----- Supplied material -----

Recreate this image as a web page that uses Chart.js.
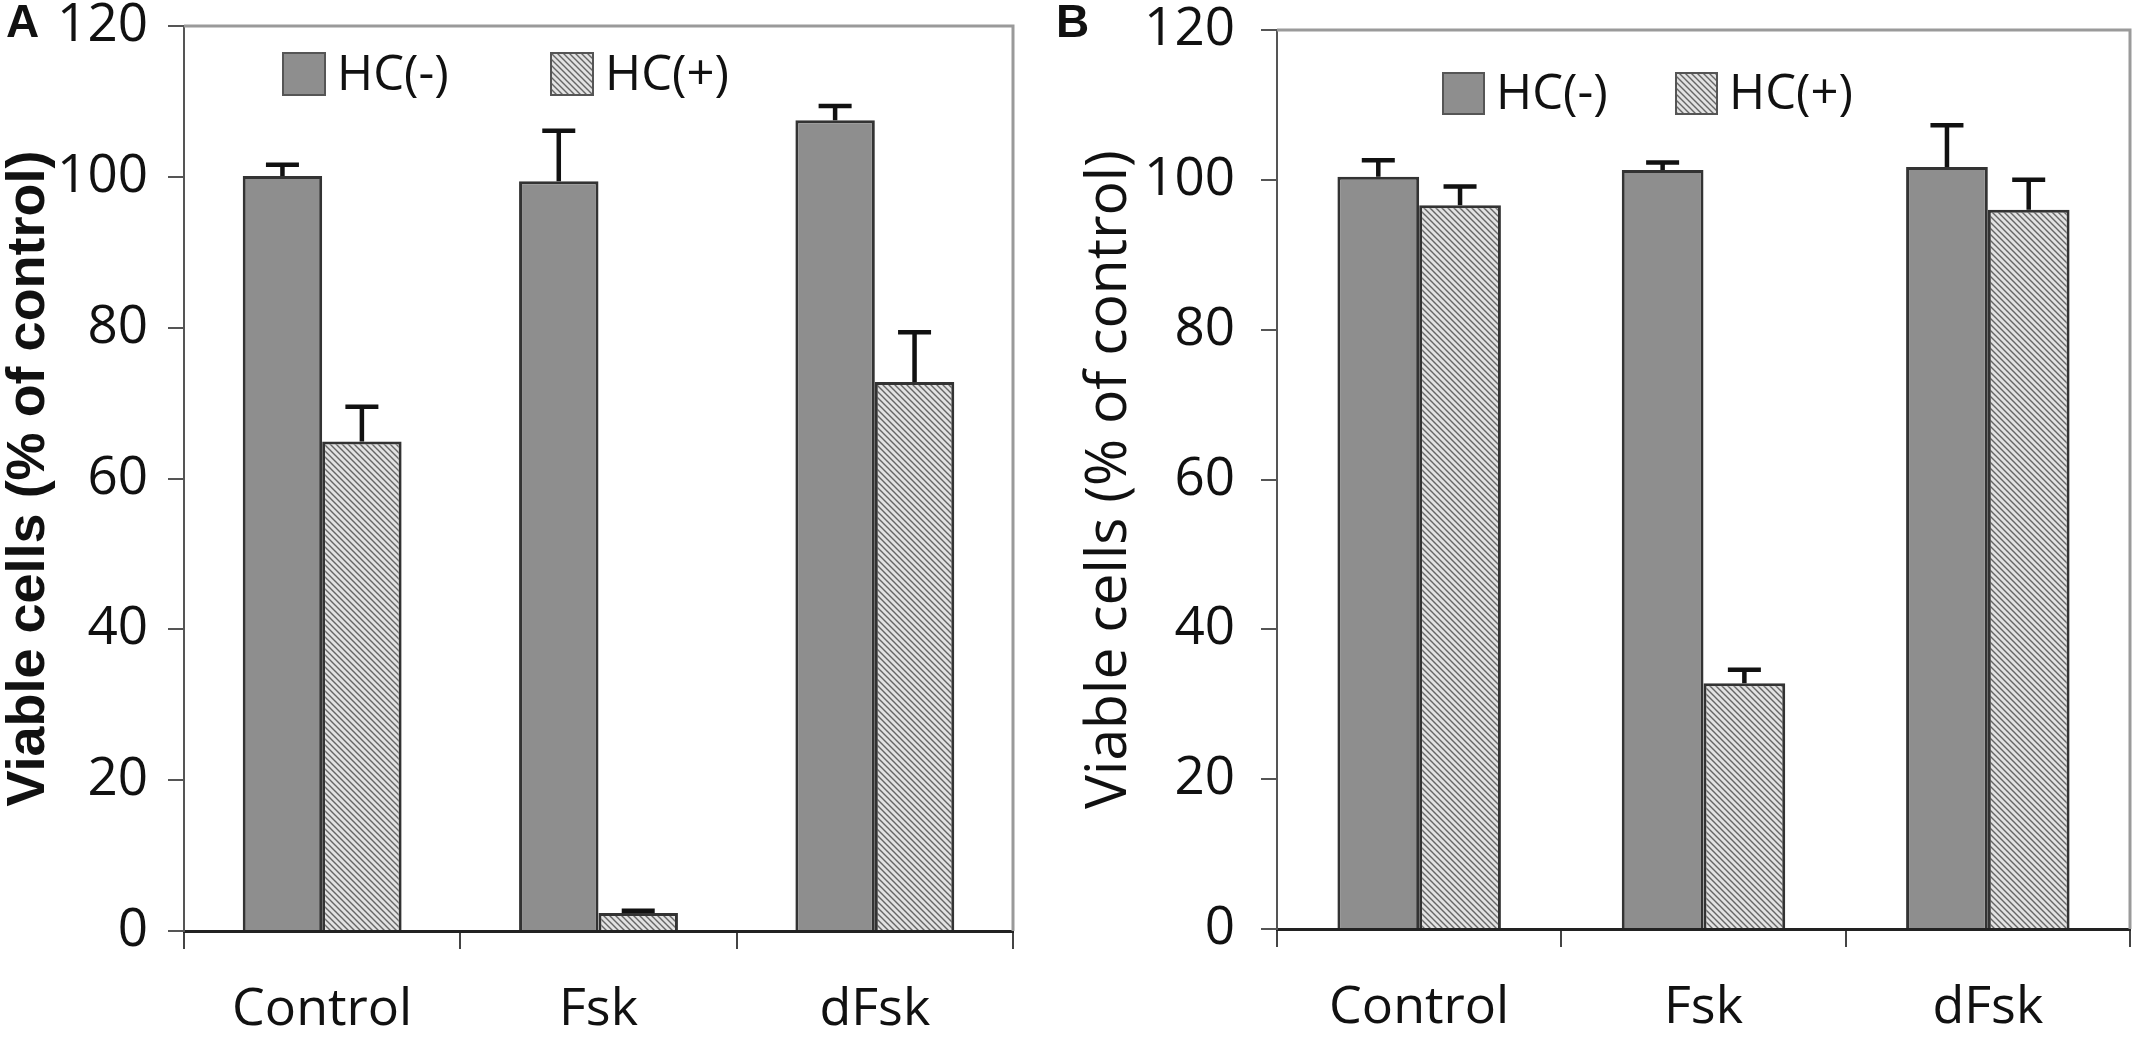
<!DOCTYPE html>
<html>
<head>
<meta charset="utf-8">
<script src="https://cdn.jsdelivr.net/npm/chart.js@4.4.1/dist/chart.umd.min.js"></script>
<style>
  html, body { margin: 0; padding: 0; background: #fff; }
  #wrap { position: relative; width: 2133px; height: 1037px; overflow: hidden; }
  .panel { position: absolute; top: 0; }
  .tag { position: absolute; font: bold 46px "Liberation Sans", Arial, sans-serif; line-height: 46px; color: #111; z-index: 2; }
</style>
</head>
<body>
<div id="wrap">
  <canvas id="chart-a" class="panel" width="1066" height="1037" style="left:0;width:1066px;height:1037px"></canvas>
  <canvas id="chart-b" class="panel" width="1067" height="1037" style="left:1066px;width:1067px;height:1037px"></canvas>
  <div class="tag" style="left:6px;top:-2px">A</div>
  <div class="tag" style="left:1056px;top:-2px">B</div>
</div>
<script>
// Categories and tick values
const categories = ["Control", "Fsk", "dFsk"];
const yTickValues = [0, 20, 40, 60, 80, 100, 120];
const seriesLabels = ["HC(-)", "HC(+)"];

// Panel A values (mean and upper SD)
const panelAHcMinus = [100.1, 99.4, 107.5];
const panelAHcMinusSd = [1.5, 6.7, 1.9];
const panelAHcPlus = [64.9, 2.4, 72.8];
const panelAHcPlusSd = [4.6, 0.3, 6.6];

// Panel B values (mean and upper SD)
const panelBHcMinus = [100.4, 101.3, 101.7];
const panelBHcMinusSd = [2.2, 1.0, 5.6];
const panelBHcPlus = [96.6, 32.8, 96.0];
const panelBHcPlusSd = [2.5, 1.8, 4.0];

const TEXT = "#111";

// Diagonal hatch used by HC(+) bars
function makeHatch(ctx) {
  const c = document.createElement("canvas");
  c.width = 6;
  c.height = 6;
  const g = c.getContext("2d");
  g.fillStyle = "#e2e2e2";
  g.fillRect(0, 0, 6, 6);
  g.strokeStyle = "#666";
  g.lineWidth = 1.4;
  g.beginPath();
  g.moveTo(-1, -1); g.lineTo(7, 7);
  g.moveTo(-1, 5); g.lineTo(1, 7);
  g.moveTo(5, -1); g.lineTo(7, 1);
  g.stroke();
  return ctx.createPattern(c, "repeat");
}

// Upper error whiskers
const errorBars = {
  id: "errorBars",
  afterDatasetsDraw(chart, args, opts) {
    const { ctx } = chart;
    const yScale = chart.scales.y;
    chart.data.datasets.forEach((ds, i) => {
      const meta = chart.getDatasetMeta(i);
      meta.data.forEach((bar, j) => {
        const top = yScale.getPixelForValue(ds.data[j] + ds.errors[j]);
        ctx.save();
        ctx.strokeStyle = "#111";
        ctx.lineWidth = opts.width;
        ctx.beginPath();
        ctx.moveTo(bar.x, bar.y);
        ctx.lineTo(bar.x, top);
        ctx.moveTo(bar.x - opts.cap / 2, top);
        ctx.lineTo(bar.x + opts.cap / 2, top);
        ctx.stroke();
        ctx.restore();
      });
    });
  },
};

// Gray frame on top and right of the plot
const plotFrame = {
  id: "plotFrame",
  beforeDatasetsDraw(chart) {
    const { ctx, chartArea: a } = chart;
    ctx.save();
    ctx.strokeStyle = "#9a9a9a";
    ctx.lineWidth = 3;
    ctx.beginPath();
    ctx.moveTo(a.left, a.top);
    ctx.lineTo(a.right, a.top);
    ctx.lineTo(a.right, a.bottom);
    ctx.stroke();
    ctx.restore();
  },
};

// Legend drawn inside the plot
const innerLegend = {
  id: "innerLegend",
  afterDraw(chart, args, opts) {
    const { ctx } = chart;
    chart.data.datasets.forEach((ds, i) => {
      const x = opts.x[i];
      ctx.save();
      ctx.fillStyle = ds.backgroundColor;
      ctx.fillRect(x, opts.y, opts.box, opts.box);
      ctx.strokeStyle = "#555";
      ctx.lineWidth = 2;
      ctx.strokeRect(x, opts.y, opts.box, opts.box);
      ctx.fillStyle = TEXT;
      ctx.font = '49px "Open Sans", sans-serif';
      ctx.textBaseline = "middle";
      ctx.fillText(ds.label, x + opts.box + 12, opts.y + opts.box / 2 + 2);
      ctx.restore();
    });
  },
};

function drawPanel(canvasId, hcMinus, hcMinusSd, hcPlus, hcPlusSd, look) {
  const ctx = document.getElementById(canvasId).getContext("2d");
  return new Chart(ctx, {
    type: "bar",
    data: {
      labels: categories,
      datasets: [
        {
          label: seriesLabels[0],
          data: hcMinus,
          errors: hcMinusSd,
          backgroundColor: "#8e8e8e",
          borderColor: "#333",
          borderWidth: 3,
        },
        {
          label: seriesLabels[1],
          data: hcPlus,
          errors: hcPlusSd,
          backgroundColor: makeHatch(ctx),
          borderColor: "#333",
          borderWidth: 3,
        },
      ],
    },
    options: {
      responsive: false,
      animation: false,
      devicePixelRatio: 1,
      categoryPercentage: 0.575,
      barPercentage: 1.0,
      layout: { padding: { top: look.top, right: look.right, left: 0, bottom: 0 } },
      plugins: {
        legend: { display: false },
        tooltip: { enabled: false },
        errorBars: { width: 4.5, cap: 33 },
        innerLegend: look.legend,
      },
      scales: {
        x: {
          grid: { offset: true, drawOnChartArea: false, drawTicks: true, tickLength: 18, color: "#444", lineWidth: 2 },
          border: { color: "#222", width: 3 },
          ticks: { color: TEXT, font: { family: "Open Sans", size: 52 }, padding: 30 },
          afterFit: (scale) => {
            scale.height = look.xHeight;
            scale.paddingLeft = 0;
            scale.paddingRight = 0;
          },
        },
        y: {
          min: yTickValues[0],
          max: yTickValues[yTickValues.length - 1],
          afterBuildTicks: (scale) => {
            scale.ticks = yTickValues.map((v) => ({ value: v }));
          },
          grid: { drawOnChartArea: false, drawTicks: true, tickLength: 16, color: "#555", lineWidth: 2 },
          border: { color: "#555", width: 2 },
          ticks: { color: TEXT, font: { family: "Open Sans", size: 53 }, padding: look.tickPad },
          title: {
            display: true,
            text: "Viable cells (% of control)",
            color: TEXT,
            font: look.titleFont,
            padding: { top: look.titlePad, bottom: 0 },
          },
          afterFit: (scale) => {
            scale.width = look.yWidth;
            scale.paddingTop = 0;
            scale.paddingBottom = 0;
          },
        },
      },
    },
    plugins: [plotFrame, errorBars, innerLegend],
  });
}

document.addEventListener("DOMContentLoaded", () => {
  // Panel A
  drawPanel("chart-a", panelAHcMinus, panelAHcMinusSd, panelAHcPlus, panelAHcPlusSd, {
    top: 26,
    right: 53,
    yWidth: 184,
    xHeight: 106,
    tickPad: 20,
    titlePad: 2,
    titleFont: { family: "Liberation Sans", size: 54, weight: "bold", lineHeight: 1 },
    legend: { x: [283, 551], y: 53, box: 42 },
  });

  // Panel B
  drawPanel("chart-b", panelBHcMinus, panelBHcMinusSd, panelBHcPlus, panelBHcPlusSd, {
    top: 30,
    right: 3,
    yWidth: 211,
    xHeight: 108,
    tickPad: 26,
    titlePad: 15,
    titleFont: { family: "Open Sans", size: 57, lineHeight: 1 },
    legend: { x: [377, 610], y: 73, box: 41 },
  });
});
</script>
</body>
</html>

-----

**Task to carry out:** Quote the material word for word, dropping any images it holds.

**Solution to the exercise:**
Recreate this image as a web page that uses Chart.js.
<!DOCTYPE html>
<html>
<head>
<meta charset="utf-8">
<script src="https://cdn.jsdelivr.net/npm/chart.js@4.4.1/dist/chart.umd.min.js"></script>
<style>
  html, body { margin: 0; padding: 0; background: #fff; }
  #wrap { position: relative; width: 2133px; height: 1037px; overflow: hidden; }
  .panel { position: absolute; top: 0; }
  .tag { position: absolute; font: bold 46px "Liberation Sans", Arial, sans-serif; line-height: 46px; color: #111; z-index: 2; }
</style>
</head>
<body>
<div id="wrap">
  <canvas id="chart-a" class="panel" width="1066" height="1037" style="left:0;width:1066px;height:1037px"></canvas>
  <canvas id="chart-b" class="panel" width="1067" height="1037" style="left:1066px;width:1067px;height:1037px"></canvas>
  <div class="tag" style="left:6px;top:-2px">A</div>
  <div class="tag" style="left:1056px;top:-2px">B</div>
</div>
<script>
// Categories and tick values
const categories = ["Control", "Fsk", "dFsk"];
const yTickValues = [0, 20, 40, 60, 80, 100, 120];
const seriesLabels = ["HC(-)", "HC(+)"];

// Panel A values (mean and upper SD)
const panelAHcMinus = [100.1, 99.4, 107.5];
const panelAHcMinusSd = [1.5, 6.7, 1.9];
const panelAHcPlus = [64.9, 2.4, 72.8];
const panelAHcPlusSd = [4.6, 0.3, 6.6];

// Panel B values (mean and upper SD)
const panelBHcMinus = [100.4, 101.3, 101.7];
const panelBHcMinusSd = [2.2, 1.0, 5.6];
const panelBHcPlus = [96.6, 32.8, 96.0];
const panelBHcPlusSd = [2.5, 1.8, 4.0];

const TEXT = "#111";

// Diagonal hatch used by HC(+) bars
function makeHatch(ctx) {
  const c = document.createElement("canvas");
  c.width = 6;
  c.height = 6;
  const g = c.getContext("2d");
  g.fillStyle = "#e2e2e2";
  g.fillRect(0, 0, 6, 6);
  g.strokeStyle = "#666";
  g.lineWidth = 1.4;
  g.beginPath();
  g.moveTo(-1, -1); g.lineTo(7, 7);
  g.moveTo(-1, 5); g.lineTo(1, 7);
  g.moveTo(5, -1); g.lineTo(7, 1);
  g.stroke();
  return ctx.createPattern(c, "repeat");
}

// Upper error whiskers
const errorBars = {
  id: "errorBars",
  afterDatasetsDraw(chart, args, opts) {
    const { ctx } = chart;
    const yScale = chart.scales.y;
    chart.data.datasets.forEach((ds, i) => {
      const meta = chart.getDatasetMeta(i);
      meta.data.forEach((bar, j) => {
        const top = yScale.getPixelForValue(ds.data[j] + ds.errors[j]);
        ctx.save();
        ctx.strokeStyle = "#111";
        ctx.lineWidth = opts.width;
        ctx.beginPath();
        ctx.moveTo(bar.x, bar.y);
        ctx.lineTo(bar.x, top);
        ctx.moveTo(bar.x - opts.cap / 2, top);
        ctx.lineTo(bar.x + opts.cap / 2, top);
        ctx.stroke();
        ctx.restore();
      });
    });
  },
};

// Gray frame on top and right of the plot
const plotFrame = {
  id: "plotFrame",
  beforeDatasetsDraw(chart) {
    const { ctx, chartArea: a } = chart;
    ctx.save();
    ctx.strokeStyle = "#9a9a9a";
    ctx.lineWidth = 3;
    ctx.beginPath();
    ctx.moveTo(a.left, a.top);
    ctx.lineTo(a.right, a.top);
    ctx.lineTo(a.right, a.bottom);
    ctx.stroke();
    ctx.restore();
  },
};

// Legend drawn inside the plot
const innerLegend = {
  id: "innerLegend",
  afterDraw(chart, args, opts) {
    const { ctx } = chart;
    chart.data.datasets.forEach((ds, i) => {
      const x = opts.x[i];
      ctx.save();
      ctx.fillStyle = ds.backgroundColor;
      ctx.fillRect(x, opts.y, opts.box, opts.box);
      ctx.strokeStyle = "#555";
      ctx.lineWidth = 2;
      ctx.strokeRect(x, opts.y, opts.box, opts.box);
      ctx.fillStyle = TEXT;
      ctx.font = '49px "Open Sans", sans-serif';
      ctx.textBaseline = "middle";
      ctx.fillText(ds.label, x + opts.box + 12, opts.y + opts.box / 2 + 2);
      ctx.restore();
    });
  },
};

function drawPanel(canvasId, hcMinus, hcMinusSd, hcPlus, hcPlusSd, look) {
  const ctx = document.getElementById(canvasId).getContext("2d");
  return new Chart(ctx, {
    type: "bar",
    data: {
      labels: categories,
      datasets: [
        {
          label: seriesLabels[0],
          data: hcMinus,
          errors: hcMinusSd,
          backgroundColor: "#8e8e8e",
          borderColor: "#333",
          borderWidth: 3,
        },
        {
          label: seriesLabels[1],
          data: hcPlus,
          errors: hcPlusSd,
          backgroundColor: makeHatch(ctx),
          borderColor: "#333",
          borderWidth: 3,
        },
      ],
    },
    options: {
      responsive: false,
      animation: false,
      devicePixelRatio: 1,
      categoryPercentage: 0.575,
      barPercentage: 1.0,
      layout: { padding: { top: look.top, right: look.right, left: 0, bottom: 0 } },
      plugins: {
        legend: { display: false },
        tooltip: { enabled: false },
        errorBars: { width: 4.5, cap: 33 },
        innerLegend: look.legend,
      },
      scales: {
        x: {
          grid: { offset: true, drawOnChartArea: false, drawTicks: true, tickLength: 18, color: "#444", lineWidth: 2 },
          border: { color: "#222", width: 3 },
          ticks: { color: TEXT, font: { family: "Open Sans", size: 52 }, padding: 30 },
          afterFit: (scale) => {
            scale.height = look.xHeight;
            scale.paddingLeft = 0;
            scale.paddingRight = 0;
          },
        },
        y: {
          min: yTickValues[0],
          max: yTickValues[yTickValues.length - 1],
          afterBuildTicks: (scale) => {
            scale.ticks = yTickValues.map((v) => ({ value: v }));
          },
          grid: { drawOnChartArea: false, drawTicks: true, tickLength: 16, color: "#555", lineWidth: 2 },
          border: { color: "#555", width: 2 },
          ticks: { color: TEXT, font: { family: "Open Sans", size: 53 }, padding: look.tickPad },
          title: {
            display: true,
            text: "Viable cells (% of control)",
            color: TEXT,
            font: look.titleFont,
            padding: { top: look.titlePad, bottom: 0 },
          },
          afterFit: (scale) => {
            scale.width = look.yWidth;
            scale.paddingTop = 0;
            scale.paddingBottom = 0;
          },
        },
      },
    },
    plugins: [plotFrame, errorBars, innerLegend],
  });
}

document.addEventListener("DOMContentLoaded", () => {
  // Panel A
  drawPanel("chart-a", panelAHcMinus, panelAHcMinusSd, panelAHcPlus, panelAHcPlusSd, {
    top: 26,
    right: 53,
    yWidth: 184,
    xHeight: 106,
    tickPad: 20,
    titlePad: 2,
    titleFont: { family: "Liberation Sans", size: 54, weight: "bold", lineHeight: 1 },
    legend: { x: [283, 551], y: 53, box: 42 },
  });

  // Panel B
  drawPanel("chart-b", panelBHcMinus, panelBHcMinusSd, panelBHcPlus, panelBHcPlusSd, {
    top: 30,
    right: 3,
    yWidth: 211,
    xHeight: 108,
    tickPad: 26,
    titlePad: 15,
    titleFont: { family: "Open Sans", size: 57, lineHeight: 1 },
    legend: { x: [377, 610], y: 73, box: 41 },
  });
});
</script>
</body>
</html>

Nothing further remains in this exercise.